→ Task objective
Print the listing as it stands, omitting all images.

→ Information supplied
════════

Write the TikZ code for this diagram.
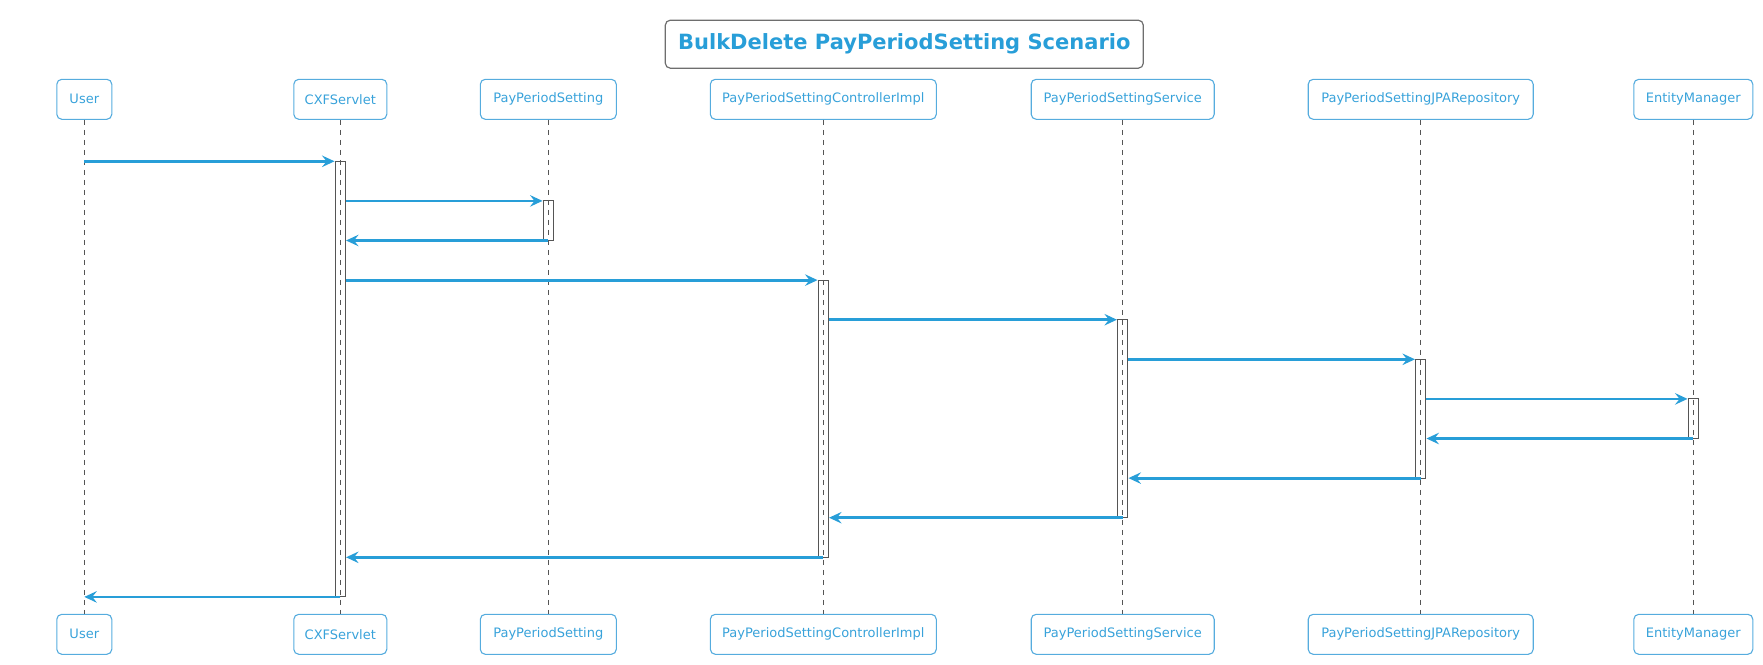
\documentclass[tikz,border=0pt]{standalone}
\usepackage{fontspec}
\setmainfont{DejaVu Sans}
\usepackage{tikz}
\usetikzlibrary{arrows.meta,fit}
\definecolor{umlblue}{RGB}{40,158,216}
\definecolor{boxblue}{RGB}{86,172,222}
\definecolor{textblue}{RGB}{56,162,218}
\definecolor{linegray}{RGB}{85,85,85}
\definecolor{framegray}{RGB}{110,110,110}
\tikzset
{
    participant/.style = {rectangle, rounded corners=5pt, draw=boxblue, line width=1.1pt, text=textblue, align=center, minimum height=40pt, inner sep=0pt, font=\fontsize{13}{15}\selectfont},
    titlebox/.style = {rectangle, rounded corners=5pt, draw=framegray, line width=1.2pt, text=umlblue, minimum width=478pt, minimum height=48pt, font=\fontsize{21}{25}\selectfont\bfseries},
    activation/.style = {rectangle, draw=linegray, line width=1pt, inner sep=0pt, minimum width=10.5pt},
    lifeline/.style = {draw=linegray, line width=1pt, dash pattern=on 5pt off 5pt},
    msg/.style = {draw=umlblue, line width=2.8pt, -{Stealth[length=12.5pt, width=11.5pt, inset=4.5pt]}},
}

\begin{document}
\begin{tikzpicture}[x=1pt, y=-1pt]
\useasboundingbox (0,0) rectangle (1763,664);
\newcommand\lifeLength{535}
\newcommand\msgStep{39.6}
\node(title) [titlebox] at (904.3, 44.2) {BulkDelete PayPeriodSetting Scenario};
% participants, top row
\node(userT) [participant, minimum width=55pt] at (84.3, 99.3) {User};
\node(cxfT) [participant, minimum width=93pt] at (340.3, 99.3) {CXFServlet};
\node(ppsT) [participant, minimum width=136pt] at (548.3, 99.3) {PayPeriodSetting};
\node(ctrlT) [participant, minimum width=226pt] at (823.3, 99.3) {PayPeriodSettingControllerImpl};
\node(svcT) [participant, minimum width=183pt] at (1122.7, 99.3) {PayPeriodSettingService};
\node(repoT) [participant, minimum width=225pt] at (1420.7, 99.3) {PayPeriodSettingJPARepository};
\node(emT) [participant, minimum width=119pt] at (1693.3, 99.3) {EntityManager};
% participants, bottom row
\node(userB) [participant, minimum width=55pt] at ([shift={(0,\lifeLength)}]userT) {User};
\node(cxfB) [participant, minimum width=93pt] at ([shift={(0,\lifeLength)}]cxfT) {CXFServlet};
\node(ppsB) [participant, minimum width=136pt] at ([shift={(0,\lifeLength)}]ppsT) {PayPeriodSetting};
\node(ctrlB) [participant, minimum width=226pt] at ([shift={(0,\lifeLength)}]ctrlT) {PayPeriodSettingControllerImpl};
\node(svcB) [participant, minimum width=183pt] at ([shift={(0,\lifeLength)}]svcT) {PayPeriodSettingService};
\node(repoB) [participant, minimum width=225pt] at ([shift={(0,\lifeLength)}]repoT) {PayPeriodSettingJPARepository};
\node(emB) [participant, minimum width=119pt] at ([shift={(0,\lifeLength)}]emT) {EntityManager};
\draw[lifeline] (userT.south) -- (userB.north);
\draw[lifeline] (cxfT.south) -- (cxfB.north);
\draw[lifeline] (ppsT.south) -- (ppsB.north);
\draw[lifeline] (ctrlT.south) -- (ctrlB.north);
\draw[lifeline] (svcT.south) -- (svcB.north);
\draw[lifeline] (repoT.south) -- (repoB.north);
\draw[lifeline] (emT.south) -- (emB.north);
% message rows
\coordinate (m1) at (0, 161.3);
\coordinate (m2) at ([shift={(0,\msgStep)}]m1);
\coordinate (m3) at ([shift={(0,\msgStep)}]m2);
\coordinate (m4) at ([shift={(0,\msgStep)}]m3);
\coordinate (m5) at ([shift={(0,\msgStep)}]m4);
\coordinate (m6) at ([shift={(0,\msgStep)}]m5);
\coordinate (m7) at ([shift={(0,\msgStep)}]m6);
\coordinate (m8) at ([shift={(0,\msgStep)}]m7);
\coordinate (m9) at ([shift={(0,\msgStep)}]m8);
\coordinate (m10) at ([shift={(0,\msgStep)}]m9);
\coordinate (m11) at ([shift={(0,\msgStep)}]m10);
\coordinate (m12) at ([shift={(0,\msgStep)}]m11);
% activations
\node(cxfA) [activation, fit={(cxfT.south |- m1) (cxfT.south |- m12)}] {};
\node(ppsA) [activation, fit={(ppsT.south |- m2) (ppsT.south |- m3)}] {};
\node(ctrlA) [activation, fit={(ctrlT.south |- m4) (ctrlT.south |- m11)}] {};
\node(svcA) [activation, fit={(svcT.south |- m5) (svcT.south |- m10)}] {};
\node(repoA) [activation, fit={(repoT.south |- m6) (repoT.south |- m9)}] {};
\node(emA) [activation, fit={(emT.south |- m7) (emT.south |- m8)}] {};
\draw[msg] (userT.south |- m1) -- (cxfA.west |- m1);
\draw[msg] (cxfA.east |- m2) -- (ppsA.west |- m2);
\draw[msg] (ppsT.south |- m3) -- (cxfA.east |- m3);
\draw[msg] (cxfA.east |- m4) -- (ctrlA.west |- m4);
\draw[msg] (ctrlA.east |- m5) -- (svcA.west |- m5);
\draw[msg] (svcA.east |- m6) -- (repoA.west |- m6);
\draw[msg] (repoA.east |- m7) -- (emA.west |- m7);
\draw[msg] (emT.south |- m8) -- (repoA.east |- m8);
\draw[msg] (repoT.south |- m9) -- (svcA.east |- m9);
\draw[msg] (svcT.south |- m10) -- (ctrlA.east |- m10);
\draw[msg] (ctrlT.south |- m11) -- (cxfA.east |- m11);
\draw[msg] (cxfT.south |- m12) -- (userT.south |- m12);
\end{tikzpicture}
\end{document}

════════

→ Solved problem
Write the TikZ code for this diagram.
\documentclass[tikz,border=0pt]{standalone}
\usepackage{fontspec}
\setmainfont{DejaVu Sans}
\usepackage{tikz}
\usetikzlibrary{arrows.meta,fit}
\definecolor{umlblue}{RGB}{40,158,216}
\definecolor{boxblue}{RGB}{86,172,222}
\definecolor{textblue}{RGB}{56,162,218}
\definecolor{linegray}{RGB}{85,85,85}
\definecolor{framegray}{RGB}{110,110,110}
\tikzset
{
    participant/.style = {rectangle, rounded corners=5pt, draw=boxblue, line width=1.1pt, text=textblue, align=center, minimum height=40pt, inner sep=0pt, font=\fontsize{13}{15}\selectfont},
    titlebox/.style = {rectangle, rounded corners=5pt, draw=framegray, line width=1.2pt, text=umlblue, minimum width=478pt, minimum height=48pt, font=\fontsize{21}{25}\selectfont\bfseries},
    activation/.style = {rectangle, draw=linegray, line width=1pt, inner sep=0pt, minimum width=10.5pt},
    lifeline/.style = {draw=linegray, line width=1pt, dash pattern=on 5pt off 5pt},
    msg/.style = {draw=umlblue, line width=2.8pt, -{Stealth[length=12.5pt, width=11.5pt, inset=4.5pt]}},
}

\begin{document}
\begin{tikzpicture}[x=1pt, y=-1pt]
\useasboundingbox (0,0) rectangle (1763,664);
\newcommand\lifeLength{535}
\newcommand\msgStep{39.6}
\node(title) [titlebox] at (904.3, 44.2) {BulkDelete PayPeriodSetting Scenario};
% participants, top row
\node(userT) [participant, minimum width=55pt] at (84.3, 99.3) {User};
\node(cxfT) [participant, minimum width=93pt] at (340.3, 99.3) {CXFServlet};
\node(ppsT) [participant, minimum width=136pt] at (548.3, 99.3) {PayPeriodSetting};
\node(ctrlT) [participant, minimum width=226pt] at (823.3, 99.3) {PayPeriodSettingControllerImpl};
\node(svcT) [participant, minimum width=183pt] at (1122.7, 99.3) {PayPeriodSettingService};
\node(repoT) [participant, minimum width=225pt] at (1420.7, 99.3) {PayPeriodSettingJPARepository};
\node(emT) [participant, minimum width=119pt] at (1693.3, 99.3) {EntityManager};
% participants, bottom row
\node(userB) [participant, minimum width=55pt] at ([shift={(0,\lifeLength)}]userT) {User};
\node(cxfB) [participant, minimum width=93pt] at ([shift={(0,\lifeLength)}]cxfT) {CXFServlet};
\node(ppsB) [participant, minimum width=136pt] at ([shift={(0,\lifeLength)}]ppsT) {PayPeriodSetting};
\node(ctrlB) [participant, minimum width=226pt] at ([shift={(0,\lifeLength)}]ctrlT) {PayPeriodSettingControllerImpl};
\node(svcB) [participant, minimum width=183pt] at ([shift={(0,\lifeLength)}]svcT) {PayPeriodSettingService};
\node(repoB) [participant, minimum width=225pt] at ([shift={(0,\lifeLength)}]repoT) {PayPeriodSettingJPARepository};
\node(emB) [participant, minimum width=119pt] at ([shift={(0,\lifeLength)}]emT) {EntityManager};
\draw[lifeline] (userT.south) -- (userB.north);
\draw[lifeline] (cxfT.south) -- (cxfB.north);
\draw[lifeline] (ppsT.south) -- (ppsB.north);
\draw[lifeline] (ctrlT.south) -- (ctrlB.north);
\draw[lifeline] (svcT.south) -- (svcB.north);
\draw[lifeline] (repoT.south) -- (repoB.north);
\draw[lifeline] (emT.south) -- (emB.north);
% message rows
\coordinate (m1) at (0, 161.3);
\coordinate (m2) at ([shift={(0,\msgStep)}]m1);
\coordinate (m3) at ([shift={(0,\msgStep)}]m2);
\coordinate (m4) at ([shift={(0,\msgStep)}]m3);
\coordinate (m5) at ([shift={(0,\msgStep)}]m4);
\coordinate (m6) at ([shift={(0,\msgStep)}]m5);
\coordinate (m7) at ([shift={(0,\msgStep)}]m6);
\coordinate (m8) at ([shift={(0,\msgStep)}]m7);
\coordinate (m9) at ([shift={(0,\msgStep)}]m8);
\coordinate (m10) at ([shift={(0,\msgStep)}]m9);
\coordinate (m11) at ([shift={(0,\msgStep)}]m10);
\coordinate (m12) at ([shift={(0,\msgStep)}]m11);
% activations
\node(cxfA) [activation, fit={(cxfT.south |- m1) (cxfT.south |- m12)}] {};
\node(ppsA) [activation, fit={(ppsT.south |- m2) (ppsT.south |- m3)}] {};
\node(ctrlA) [activation, fit={(ctrlT.south |- m4) (ctrlT.south |- m11)}] {};
\node(svcA) [activation, fit={(svcT.south |- m5) (svcT.south |- m10)}] {};
\node(repoA) [activation, fit={(repoT.south |- m6) (repoT.south |- m9)}] {};
\node(emA) [activation, fit={(emT.south |- m7) (emT.south |- m8)}] {};
\draw[msg] (userT.south |- m1) -- (cxfA.west |- m1);
\draw[msg] (cxfA.east |- m2) -- (ppsA.west |- m2);
\draw[msg] (ppsT.south |- m3) -- (cxfA.east |- m3);
\draw[msg] (cxfA.east |- m4) -- (ctrlA.west |- m4);
\draw[msg] (ctrlA.east |- m5) -- (svcA.west |- m5);
\draw[msg] (svcA.east |- m6) -- (repoA.west |- m6);
\draw[msg] (repoA.east |- m7) -- (emA.west |- m7);
\draw[msg] (emT.south |- m8) -- (repoA.east |- m8);
\draw[msg] (repoT.south |- m9) -- (svcA.east |- m9);
\draw[msg] (svcT.south |- m10) -- (ctrlA.east |- m10);
\draw[msg] (ctrlT.south |- m11) -- (cxfA.east |- m11);
\draw[msg] (cxfT.south |- m12) -- (userT.south |- m12);
\end{tikzpicture}
\end{document}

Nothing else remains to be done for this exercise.